Urteil gegen "Schlepper" im Fall Dover
22.05.2001
no-racism.net | deportatiNO

       

aus "Junge Welt" vom 16.5.01

Hintergundinfo: 58 Tote in Dover
 


Knapp ein Jahr nachdem ein Container voller erstickter Flüchtlingim
britischen Dover entdeckt wurde, sind jetzt die Schlepper ohne große Öffentlichkeit wegen fahrlässiger Tötung von einem holländischen Gericht verurteilt worden. Statt als organisierte Flüchtlingsmafia erwiesen sich die sieben Angeklagten als kleine Bande, der ihnen ursprünglich zur Last gelegte Mord stellte sich als ein von einem defekten Kühlsystem verursachter Unfall heraus.

Damit habe, kommentierte die Nachrichtenagentur AFP, das Gericht
»einen vorläufigen Schlussstrich unter den Tod von 58 chinesischen
Flüchtlingen (...) gezogen«. Die Richter scheuten sich, den
niederländischen Grenzbehörden - wie von den Verteidigern gefordert - eine Mitschuld anzulasten.

Dabei lassen jährlich mehrere hundert Flüchtlinge ihr Leben bei
ähnlichen »Unfällen« im direkten europäischen Einzugsbereich. Nimmt man die Staaten der ehemaligen Sowjetunion, Nordafrika und den vorderen Orient hinzu, so steigt die Zahl in die Tausende. Den
»Schlussstrich« unter deren Leben zieht eine Fluchtabwehr, die den
unglücklichen Ausnahmefall durch die Hochrüstung der Grenzanlagen zur Regel erhebt.

Nun fand einmal im Zentrum statt, was sich eigentlich an der
Peripherie ereignen sollte. Nichts anderes meinen die
EU-Regierungschefs, wenn sie erklären, das Ziel ihrer Politik sei es,
»in den Herkunftsländern Lebensbedingungen (zu) schaffen, die es
(Flüchtlingen) ermöglichen soll, in der Heimat zu bleiben«, wie es
der EU-Kommissar für Justiz, Antonio Vitori, formulierte.

Das Zeugnis eines türkischen Reservisten auf einer
Flüchtlingskonferenz im März in Ankara verleiht der abstrakten
EU-Fluchtabwehr konkrete Gestalt.

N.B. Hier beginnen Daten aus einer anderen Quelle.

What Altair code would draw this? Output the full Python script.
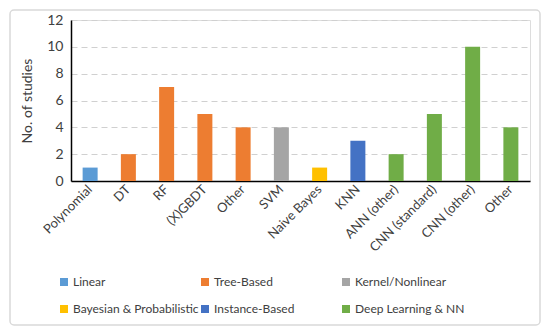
import altair as alt
import pandas as pd

labels = ["Polynomial", "DT", "RF", "(X)GBDT", "Other", "SVM", "Naive Bayes",
          "KNN", "ANN (other)", "CNN (standard)", "CNN (other)", "Other"]
values = [1, 2, 7, 5, 4, 4, 1, 3, 2, 5, 10, 4]
groups = ["Linear", "Tree-Based", "Tree-Based", "Tree-Based", "Tree-Based",
          "Kernel/Nonlinear", "Bayesian & Probabilistic", "Instance-Based",
          "Deep Learning & NN", "Deep Learning & NN", "Deep Learning & NN",
          "Deep Learning & NN"]
# legend fills column by column (2 rows x 3 columns)
group_order = ["Linear", "Bayesian & Probabilistic", "Tree-Based",
               "Instance-Based", "Kernel/Nonlinear", "Deep Learning & NN"]
group_colors = ["#5B9BD5", "#FFC000", "#ED7D31", "#4472C4", "#A5A5A5", "#70AD47"]

df = pd.DataFrame({"idx": list(range(len(labels))), "label": labels,
                   "value": values, "group": groups})

label_js = "[" + ",".join("'" + l + "'" for l in labels) + "]"

W, H = 459, 161
FONT = "Lato"

bars = alt.Chart(df).mark_bar(size=15).encode(
    x=alt.X("idx:O", title=None,
            scale=alt.Scale(paddingInner=0.6, paddingOuter=0.3),
            axis=alt.Axis(labelExpr=label_js + "[datum.value]", labelAngle=-45,
                          labelAlign="right", labelBaseline="middle",
                          ticks=False, domainColor="#000000", domainWidth=1.5,
                          labelFontSize=13, labelColor="#404040", labelFont=FONT,
                          labelPadding=6)),
    y=alt.Y("value:Q", title="No. of studies",
            scale=alt.Scale(domain=[0, 12]),
            axis=alt.Axis(values=[0, 2, 4, 6, 8, 10, 12], ticks=False,
                          domainColor="#000000", domainWidth=1.5,
                          gridColor="#D0D0D0", gridDash=[6, 4], gridWidth=1,
                          labelFontSize=14, labelColor="#404040", labelFont=FONT,
                          labelPadding=8, titleFontSize=14, titleFont=FONT,
                          titleFontWeight="normal", titleColor="#404040",
                          titlePadding=12)),
    color=alt.Color("group:N", title=None,
                    scale=alt.Scale(domain=group_order, range=group_colors),
                    legend=alt.Legend(orient="none", legendX=-13, legendY=256,
                                      columns=3, gridAlign="all",
                                      columnPadding=0, rowPadding=15,
                                      symbolType="square", symbolSize=64,
                                      symbolStrokeWidth=0, labelFontSize=12,
                                      labelFont=FONT, labelColor="#404040",
                                      labelOffset=3)),
)

border = alt.Chart(pd.DataFrame({"k": [0]})).mark_rect(
    fill=None, stroke="#D9D9D9", strokeWidth=1.5, cornerRadius=4
).encode(x=alt.value(-61), x2=alt.value(W + 10), y=alt.value(-10),
         y2=alt.value(H + 144))

chart = alt.layer(border, bars).properties(
    width=W, height=H,
    autosize=alt.AutoSizeParams(type="none"),
    padding={"left": 63, "top": 12, "right": 12, "bottom": 145},
).configure_view(stroke=None).configure(background="#FFFFFF")

chart.save("out.html", embed_options={"renderer": "svg", "actions": False})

Mehr als 100 in der Türkei
gestrandete Flüchtlinge pro Woche habe allein seine Einheit illegal
an die iranische Grenze verfrachtet. Bevor sie über die Grenze gejagt wurden, nahm man ihnen alle Wertgegenstände ab und prügelte sie mit Gewehrkolben. Wenn auf der iranischen Seite keine Patrouille mehr zu sehen war, wurden sie mit Schüssen in die Luft über die Grenze getrieben.

Was in keinem EU-Papier zu finden ist, stellt die tägliche Praxis
einer Abschottungspolitik dar, die den Ausnahmefall regelhaft nutzt,
indem sie die Verantwortung der Exekutive überträgt. In
Flüchtlingsangelegenheiten agiert so »die Polizei nicht mehr als
Instrument zur Vollstreckung des Gesetzes« (Hannah Arendt), sondern eigenmächtig im Sinne flüchtlingspolitischer Vorgaben.

Mit den illegalen Repressionen an der ausgelagerten Grenze
korrespondiert die zunehmende Entrechtung von Flüchtlingen innerhalb Europas. In den Händen der Exekutive wird hier der Flüchtling zum vollständig verwalteten Objekt. Jeder Schritt wird von Ausländer- und Sozialbehörden reglementiert, von der Vorenthaltung der Bewegungsfreiheit, über Nahrungsmittelzuteilungen bis zur Krankenversorgung.

»Unmoralische Profiteure menschlicher Verzweiflung«, wie das Gericht die »Schlepper von Dover« aburteilte, ersparen jährlich Zehntausenden das Schicksal jener, die es auf eigene Faust versuchen und bereits in der europäischen Peripherie scheitern. Im Geschäft mit ihm als Ware manifestiert sich nur der sächliche Charakter des Flüchtlings, der, zum Objekt degradiert, hilflos der unmittelbaren Gewalt aller Akteure ausgeliefert ist.

12,1 Millionen Menschen sind nach Schätzungen des Flüchtlingswerks UNHCR derzeit in der ganzen Welt auf der Flucht.